As adults, we are told to trust our gut or to follow our instinct. But when we have spent our formative years turning down the volume of our inner voice, how can we begin to trust ourselves?

What does it mean to trust yourself and why is it important? 

Self-trust is the foundation for living a joyful and peaceful life as you are in alignment with your personal power and integrity.

When we trust ourselves, we will automatically say “yes” to what is congruent with our personal values and we will take the necessary action steps to support ourselves.

I recently found myself in a situation that would have challenged me to my core based on social conditioning and family programming, but in the last few years of releasing who I am not, I was able to trust myself  as I took the action steps to support and love myself without even an ounce of self-doubt. It was a liberating experience to trust myself in this way.

There are times in our lives when an event so transformative takes place, it takes  us back to every experience that we have had, and a new awareness of the experience takes hold. The stories of the past transform and love leads the way and provides our foundation when we release the people or situations in our lives that are no longer a match to our true authentic self.

Here are the 5 key steps I took  to gain self-trust:

1. Stop seeking the opinions of others and recognize the guidance within you.

Get to know yourself, your likes, dislikes and accept yourself just as you are. When you can love what is, in this moment, you then have the power to make the changes necessary to support what you want to change in you.

2. Develop self-trust by honoring your emotions instead of hiding behind them.

As you honor your feelings, you develop trust in your capacity to deal with what arises. This is another way to love what is, including our positive aspects and shadow.

3. Follow your wisdom instead of looking outside yourself to provide inner peace.

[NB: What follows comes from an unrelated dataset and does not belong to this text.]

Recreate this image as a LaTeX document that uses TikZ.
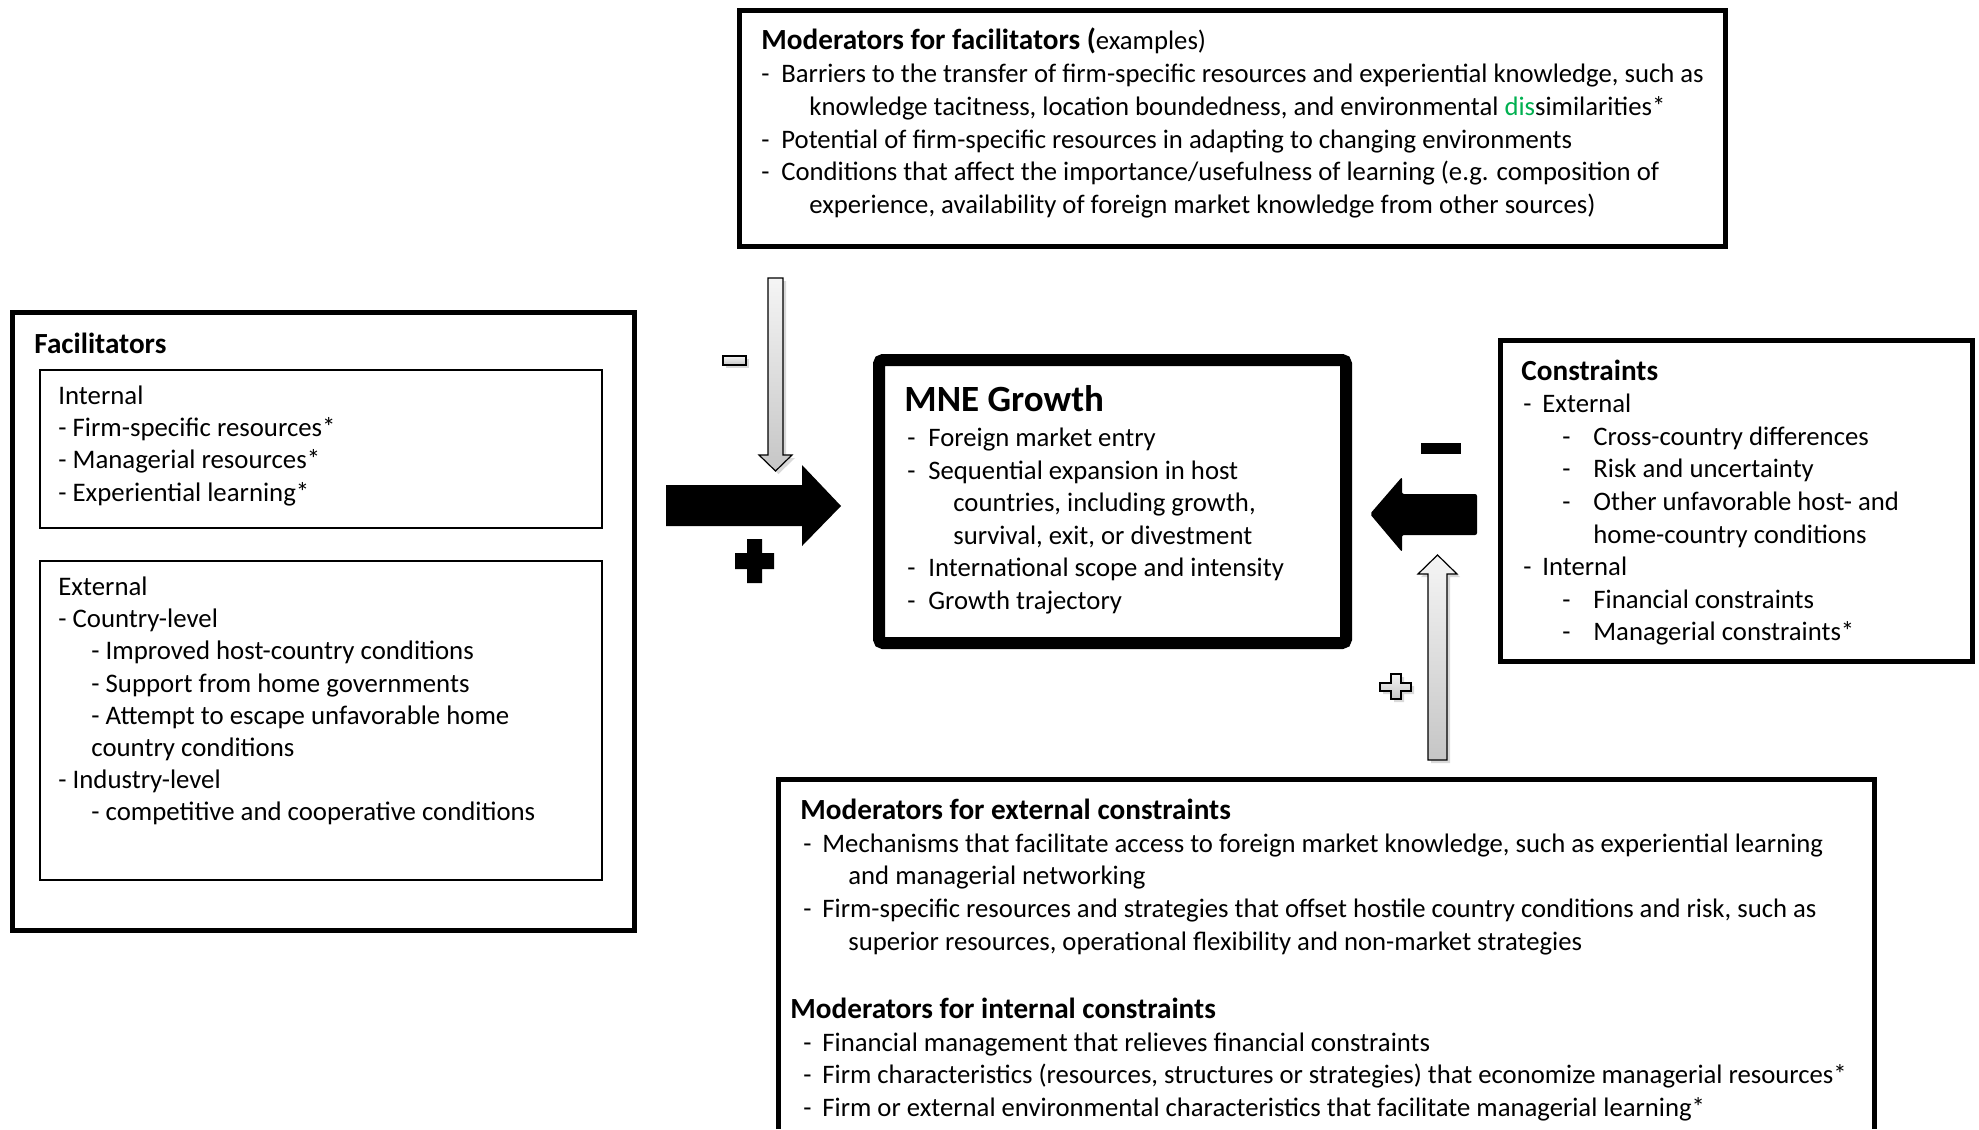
\documentclass[tikz,border=0pt]{standalone}
\usepackage{fontspec}
\setmainfont{Carlito}
\usetikzlibrary{shadows}
\definecolor{disgreen}{RGB}{0,176,80}

\tikzstyle{box} = [draw, line width=2.5pt]
\tikzstyle{thinbox} = [draw, line width=0.75pt]
\tikzstyle{ttl} = [inner sep=0pt, anchor=base west, font=\fontsize{14.6}{17}\selectfont\bfseries]
\tikzstyle{txt} = [inner sep=0pt, anchor=north west, align=left, font=\fontsize{13.35}{16.3}\selectfont]
\tikzstyle{txtl} = [inner sep=0pt, anchor=north west, align=left, font=\fontsize{13.4}{16.1}\selectfont]
\tikzstyle{grayarrow} = [draw, line width=0.6pt, top color=gray!8, bottom color=gray!45, drop shadow={opacity=0.3, shadow xshift=1.5pt, shadow yshift=-1.5pt}]
\newcommand{\bul}[1][10pt]{\makebox[#1][l]{-}}

\begin{document}
\begin{tikzpicture}[x=0.5pt, y=-0.5pt]
      \useasboundingbox (0,0) rectangle (1979,1129);
      % moderators for facilitators
      \draw[box] (739.5,10.5) rectangle (1725.5,246.5);
      \node[ttl] (modfactitle) at (761,50) {Moderators for facilitators (\textmd{\fontsize{13.35}{16}\selectfont examples)}};
      \node[txt] (modfac) at (761,59.7) {\strut\bul Barriers to the transfer of firm-specific resources and experiential knowledge, such as\\
        \hspace*{24pt}knowledge tacitness, location boundedness, and environmental \textcolor{disgreen}{dis}similarities*\\
        \bul Potential of firm-specific resources in adapting to changing environments\\
        \bul Conditions that affect the importance/usefulness of learning (e.g. composition of\\
        \hspace*{24pt}experience, availability of foreign market knowledge from other sources)};
      % facilitators
      \draw[box] (12.5,312.5) rectangle (634.5,930.5);
      \node[ttl] (factitle) at (34,353) {Facilitators};
      \draw[thinbox] (40,370) rectangle (602,528);
      \node[txtl] (facint) at (58,381.5) {\strut Internal\\- Firm-specific resources*\\- Managerial resources*\\- Experiential learning*};
      \draw[thinbox] (40,561) rectangle (602,880);
      \node[txtl] (facext) at (58,572.5) {\strut External\\- Country-level\\
        \hspace*{16.5pt}- Improved host-country conditions\\
        \hspace*{16.5pt}- Support from home governments\\
        \hspace*{16.5pt}- Attempt to escape unfavorable home\\
        \hspace*{16.5pt}country conditions\\
        - Industry-level\\
        \hspace*{16.5pt}- competitive and cooperative conditions};
      % MNE growth
      \draw[line width=6pt, rounded corners=2pt, fill=white, drop shadow={opacity=0.35, shadow xshift=2pt, shadow yshift=-2pt}] (879,360) rectangle (1346,643);
      \node[ttl, font=\fontsize{18.5}{22}\selectfont\bfseries] (mnetitle) at (904,411) {MNE Growth};
      \node[txt] (mne) at (907,423.2) {\strut\bul[10.5pt]Foreign market entry\\
        \bul[10.5pt]Sequential expansion in host\\
        \hspace*{23pt}countries, including growth,\\
        \hspace*{23pt}survival, exit, or divestment\\
        \bul[10.5pt]International scope and intensity\\
        \bul[10.5pt]Growth trajectory};
      % constraints
      \draw[box] (1500.5,340.5) rectangle (1972.5,661.5);
      \node[ttl] (contitle) at (1521,380) {Constraints};
      \node[txt] (con) at (1523,389.5) {\strut\bul[9.5pt]External\\
        \hspace*{19.5pt}\bul[15.5pt]Cross-country differences\\
        \hspace*{19.5pt}\bul[15.5pt]Risk and uncertainty\\
        \hspace*{19.5pt}\bul[15.5pt]Other unfavorable host- and\\
        \hspace*{35pt}home-country conditions\\
        \bul[9.5pt]Internal\\
        \hspace*{19.5pt}\bul[15.5pt]Financial constraints\\
        \hspace*{19.5pt}\bul[15.5pt]Managerial constraints*};
      % moderators for constraints
      \draw[box] (778.5,1129) -- (778.5,779.5) -- (1874.5,779.5) -- (1874.5,1129);
      \node[ttl] (modexttitle) at (800,819.5) {Moderators for external constraints};
      \node[txt] (modext) at (803,829) {\strut\bul[9.5pt]Mechanisms that facilitate access to foreign market knowledge, such as experiential learning\\
        \hspace*{22.5pt}and managerial networking\\
        \bul[9.5pt]Firm-specific resources and strategies that offset hostile country conditions and risk, such as\\
        \hspace*{22.5pt}superior resources, operational flexibility and non-market strategies};
      \node[ttl] (modinttitle) at (790,1018.5) {Moderators for internal constraints};
      \node[txt] (modint) at (803,1028) {\strut\bul[9.5pt]Financial management that relieves financial constraints\\
        \bul[9.5pt]Firm characteristics (resources, structures or strategies) that economize managerial resources*\\
        \bul[9.5pt]Firm or external environmental characteristics that facilitate managerial learning*};
      % arrows and signs
      \fill (666,485) -- (802,485) -- (802,465) -- (841,506) -- (802,546) -- (802,526) -- (666,526) -- cycle;
      \fill (747,539) rectangle (762,583) (735,553) rectangle (774,569);
      \draw[grayarrow] (768,278) -- (783,278) -- (783,455) -- (792,455) -- (775.5,471) -- (759,455) -- (768,455) -- cycle;
      \draw[grayarrow] (723,356) rectangle (746,365);
      \fill[rounded corners=1pt] (1477,494) -- (1402,494) -- (1402,477) -- (1370,514) -- (1402,552) -- (1402,535) -- (1477,535) -- cycle;
      \fill (1421,443) rectangle (1461,454);
      \draw[grayarrow] (1428,760) -- (1447,760) -- (1447,574) -- (1457,574) -- (1437.5,555) -- (1418,574) -- (1428,574) -- cycle;
      \draw[grayarrow] (1391,674) -- (1401,674) -- (1401,683) -- (1411,683) -- (1411,691) -- (1401,691) -- (1401,699) -- (1391,699) -- (1391,691) -- (1380,691) -- (1380,683) -- (1391,683) -- cycle;
    \end{tikzpicture}
\end{document}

You have all you need within to make the choices that support you. Spend time alone, get to know yourself. When in doubt, get into nature, the answer to any question can be found in nature.

4. Know your “yes” and know your “no”.

Being clear with yourself and others about your boundaries  becomes the foundation for your personal truth. When you say “yes” to something that is a “no” you are no longer congruent with who you are, you give away your power, and you will no longer trust yourself. This is how you end up analyzing, questioning and second guessing yourself.

5. Take the action steps to follow through.

If it’s a “no” say “no”. Self-Trust is knowing that you will do the thing that is most congruent with you.  

Self-Trust is your internal GPS system, you know where to go next, you trust your decisions both big and small and you’re willing to take risks. You no longer fear failure or making mistakes because your sense of self isn’t externally derived.